Outside-In: SoHo’s Plywood Art Goes from Street to Gallery in New Bowery Union Exhibit
When the Bowery Union began its Street Art Project on May 10, the local art collective was reacting to artists’ need to share their work, buoyed by the public desire to engage on a physical level. The group envisioned a visceral experience that museums and galleries couldn’t provide amidst the shutdown, when only virtual tours were possible.
Their Street Art Project brought member-created art to the public by wheat-pasting poster reproductions on plywood barriers of shuttered storefronts around SoHo. The endeavor soon expanded and incorporated reproductions of local and international artists who answered a call to submit pieces. For instance, the entire corner storefront of Kate Spade was already boarded up when, on May 21, the Bowery Union transformed the blank plywood into an outdoor gallery.
The reopening of the city then triggered a mad scramble by artists to rescue these public artboards, both from the curb and from collectors who were already eyeing quick profit.
But the hard work by the Bowery Union crew appears to have paid off. The team just launched an indoor version of this new art form, which has gained local and international media attention.
The current exhibit at their Broome Street gallery displays over a dozen boards rescued by the team. While it is seemingly the first to exhibit this hybrid form of street art, it’s likely not the last. Yet it is fitting that the Bowery Union showcase is the first since the collective began, just prior to the Justice for George Floyd protests which served as inspiration for other similar artists groups.
The Bowery Union approach wasn’t a direct reaction to the protest, politics, or the pandemic, but is nevertheless daringly subtle and subversive in comparison to the street art of the moment.
View this post on Instagram
The Street Gallery Project started in May and we never want to stop. Here’s a Photo gallery timeline of storefronts we put together for you to help share our journey these past months. —— Photos arrange from oldest to newest Each photo is the first photo taken of that store front before they evolved —— Start of Project – May 6th —— May 10th Gentle Monster Wooster and spring —— May 21st Kate Spade Broome Soho ——- May 22nd Prince street store window (George Floyd was killed -May 25th ) Refreshed spots with new posters – June 10th Black Lives Matter murals start being created in soho – June 12th ——- June 15th Mckenzie-Child Spring and West Broadway ——- June 15th Sunglasses Hut Spring and West Broadway. Refreshed QR codes -June 16th-July 20th ——- June 19th Hugo Boss Prince and Broadway Reclaim boards -June 28th McKenzie-Child and Gentle Monster to archive ——— July 4th Crosby Street ——— July 23rd Reopening of the gallery ______ New locations of The Street Gallery Project TBA Every location was special for different reason. When we first started this project and as we continued it we like many other small business owners were struggling to plan for reopening and ontop of that our gallery faced floods in the basement, and other obstacles that we worked hard to overcome, including bullying and hate from our own community members. But we have been persevering, one reason is because of this project. Through out that time not only did the artwork bring a bright light to our neighbors but also to us who enjoyed stepping out of our own problems to share art. It put smiles on our neighbors faces, to the artists, and to ours as well.
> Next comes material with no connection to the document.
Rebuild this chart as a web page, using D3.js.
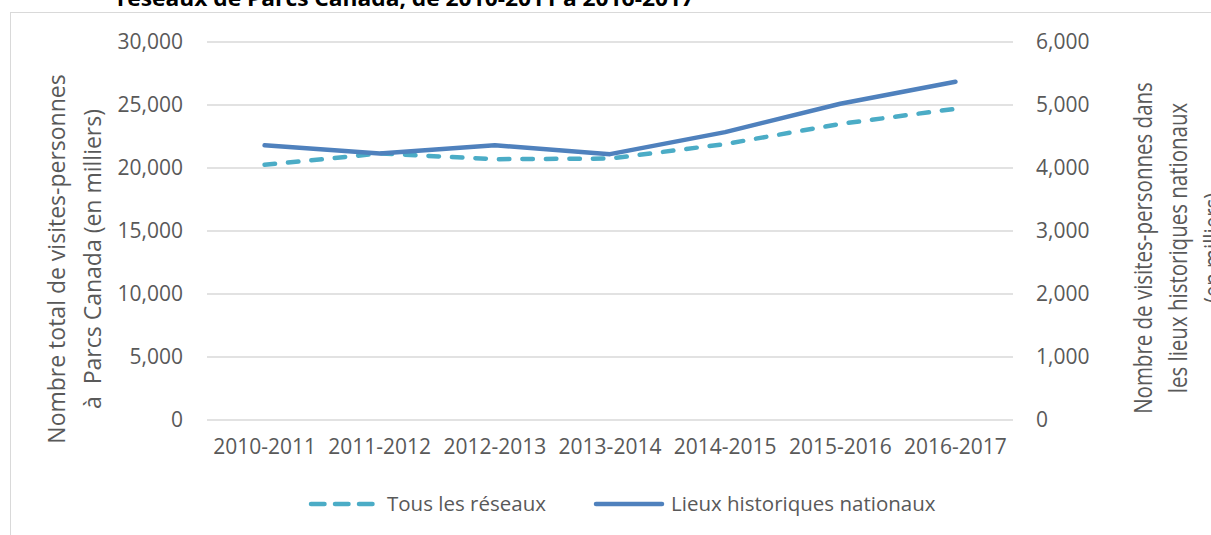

Inside 329 Broome, the boards resemble artifacts of a tragic and historic time rather than finished canvases. And this is what sets the Bowery Union apart from similar collaborative efforts. The boards aren’t dedicated to one artist like a canvas and ideology doesn’t trump aesthetics. The artists were posting the work that had already been created. And now, in retrospect, it’s interesting to see how many of the pieces were prophetic.
In this way, the collective transformed the plywood into an ephemeral collage – a community art board of sorts that inspired graffiti writers and even amateurs, who also felt a need to create in the public physical realm after months of isolation.
The results of these collaborations are the highlight of the show.
Marco Villard, a French-born artist new to street art, was on the scene while Bowery Union artists were at work. Villard, who was looking to paint large-scale on an entire board, was not dissuaded from painting over a posted reproduction of one of Bryant Small’s colorfield paintings.
By the end of the months-long Street Gallery Project, 50 different works were imparted onto boarded-up storefronts. Of those, over a dozen were rescued and preserved by the collective for the show. Artist and spokesperson for the Bowery Union, Amanda Hurn, tells us that none of the works are for sale and that the groups plans to maintain the collection for future exhibitions.
The Bowery Union gallery is located at 329 Broome Street on the Lower East Side. The show has been active for two weeks now but will end with a closing party on August 27.